Honeycomb-Lattice Heisenberg-Kitaev Model in a Magnetic Field: Spin Canting, Metamagnetism, and Vortex Crystals

The Heisenberg-Kitaev model is a paradigmatic model to describe the magnetism in honeycomb-lattice Mott insulators with strong spin-orbit coupling, such as $A_2{\mathrm{IrO}}_3$ ($A=\mathrm{Na}$, $\mathrm{Li}$) and $\alpha \text{−}{\mathrm{RuCl}}_3$. Here, we study in detail the physics of the Heisenberg-Kitaev model in an external magnetic field. Using a combination of Monte Carlo simulations and spin-wave theory, we map out the classical phase diagram for different directions of the magnetic field. Broken SU(2) spin symmetry renders the magnetization process rather complex, with sequences of phases and metamagnetic transitions.
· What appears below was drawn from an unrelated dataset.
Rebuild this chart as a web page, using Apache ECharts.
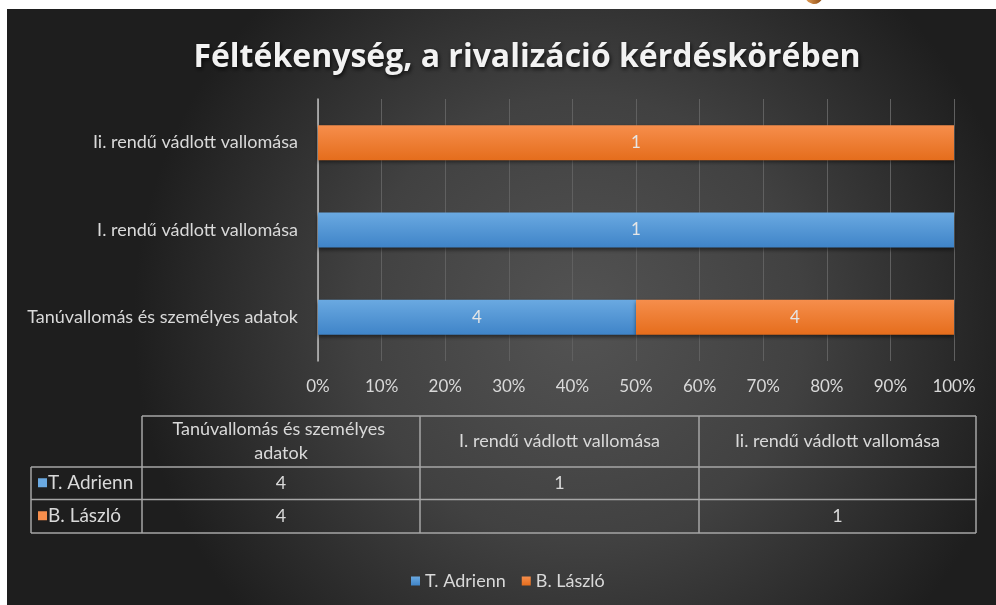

In particular, we find various large-unit-cell and multi-$Q$ phases including a vortex-crystal phase for a field in the $[111]$ direction. We also discuss quantum corrections in the high-field phase.

Figure 1

(a) Phase diagram of the classical HK model for $T\to 0$, with $J=A\cos \phi$, $K=A\sin \phi$, and magnetic field $\overrightarrow{h}$ in the $[001]$ direction. Solid (dash-dotted) lines show first-order (second-order) phase transitions. For $\overrightarrow{h}$ along $[110]$, the phase diagram is identical. The dash-dotted line bounding the polarized phase represents $h_{\mathrm{c}0}(\phi )$. (b) Same as (a), but for $\overrightarrow{h}\parallel [111]$, showing a multitude of novel phases. Multi-$Q$ phases are asterisked; see text for details. (c) Phase diagram for $h=0$ for comparison.

Figure 2

Low-$T$ MC static structure factor for (a)–(c) $\phi =0.62\pi$, (d), (e) $\phi =1.687\pi$, and (f) $\phi =1.813\pi$, respectively, and different strengths $\overrightarrow{h}\parallel [111]$, showing magnetic Bragg peaks for various phases. Inner white dashed hexagon indicates the first Brillouin zone of the honeycomb lattice; high-symmetry points are labeled $\mathrm{\Gamma }$, ${\mathbf{M}}_{1,2,3}$, and $\mathbf{K},{\mathbf{K}}^{\prime }$ in standard notation. Here, $N=2·18^2$ and $T/|J{S}^2|=0.005$.

Figure 3

Spin configurations of selected phases in three-dimensional spin space for $\overrightarrow{h}\parallel [111]$ (chosen vertical, see inset). The dashed lines denote the respective magnetic unit cell. $\phi$ and $h$ are chosen as in Figs. 2, 2, 2, and 2, respectively.

Figure 4

Total magnetization of the HK model, $\overrightarrow{m}$, in field direction $\widehat{h}\parallel [111]$ as function of field strength $h$ for different scans above the (a), (b) zigzag, and (c) stripy states. The curves show the classical magnetization obtained from cooling a low-$T$ MC configuration and analytical spin-pattern parametrization; in addition, the spin-wave result (SW) for $S=1/2$ is shown in the high-field phase, for details see text. Color shading refers to phases in Fig. 1.